The single-lane cable suspension bridge, which spanned the Taieri River on Sutton-Mount Ross Rd, had stood since 1875 but was undergoing strengthening work when the July floods hit.
Local residents claim debris caught in the scaffolding had contributed to the bridge’s demise, but a report for today’s DCC infrastructure services and networks committee meeting says otherwise.
The report, by council transport group manager Richard Saunders, says a review found "no definitive reason for the collapse of the bridge".
"Council will not be pursuing costs from either the professional services contractor or the physical works contractor."
Contacted on Friday, Mr Saunders said while scaffolding was on the bridge at the time it collapsed, "it was there for appropriate reasons to finish off the remaining work, to get the original project completed".
"That may have contributed to [the collapse], but was not a definitive reason for the bridge failure," he said.
"There were a number of things that may have contributed, but no definitive reason other than obviously very high floodwater."
Instead, his report outlines five options to replace the bridge, ranging from a "do minimum" approach, with no new bridge and permanent detours, to a cycle bridge only, costing $800,000, or a new structure.
A new bridge would cost up to $1.6million, while the recommended option of a "new heritage bridge" would cost up to $2 million.
A like-for-like replacement of the old heritage bridge, costing $1.5 million, is not recommended as it carries "significant risk", the report says.

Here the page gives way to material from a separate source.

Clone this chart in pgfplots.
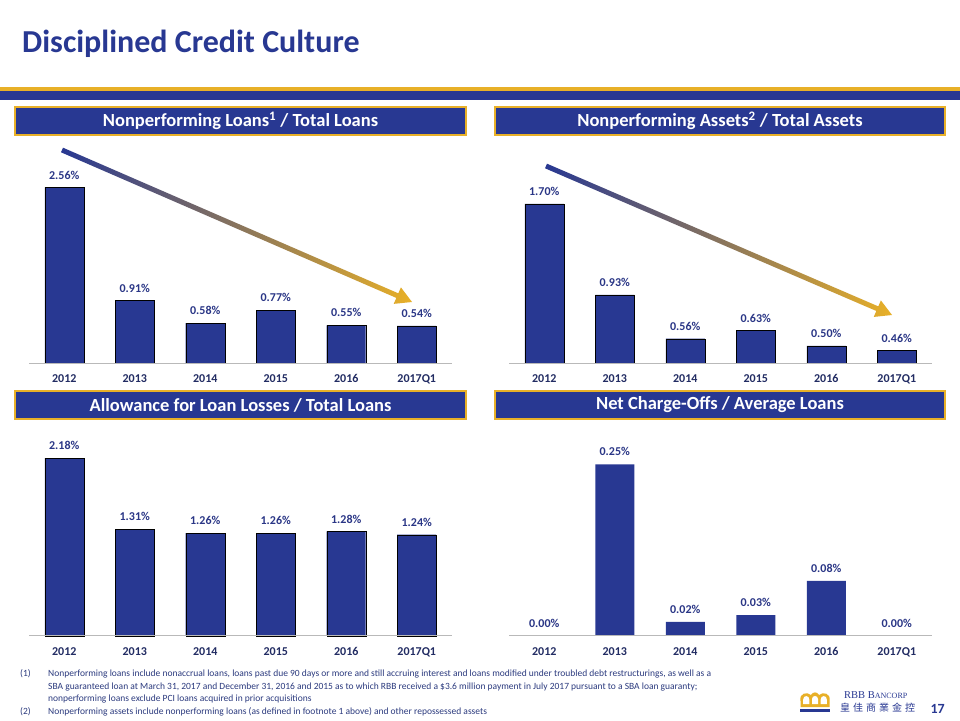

That includes a risk the replacement "would have the same issues ... that the previous bridge did".
When consenting, design and other peripheral costs are included, the total bill for the recommended option rises to $2.5 million.
The New Zealand Transport Agency has confirmed it will cover 76% of the cost, meaning the council’s share would be about $600,000 and come from existing budgets.
The new heritage structure could make use of the original bridge’s stonework and other non-structural materials, although structural components would need to be new, Mr Saunders said.
It would also be designed to accommodate predicted flood levels for the future.
If confirmed by councillors today, construction of the bridge could begin in the 2018-19 financial year.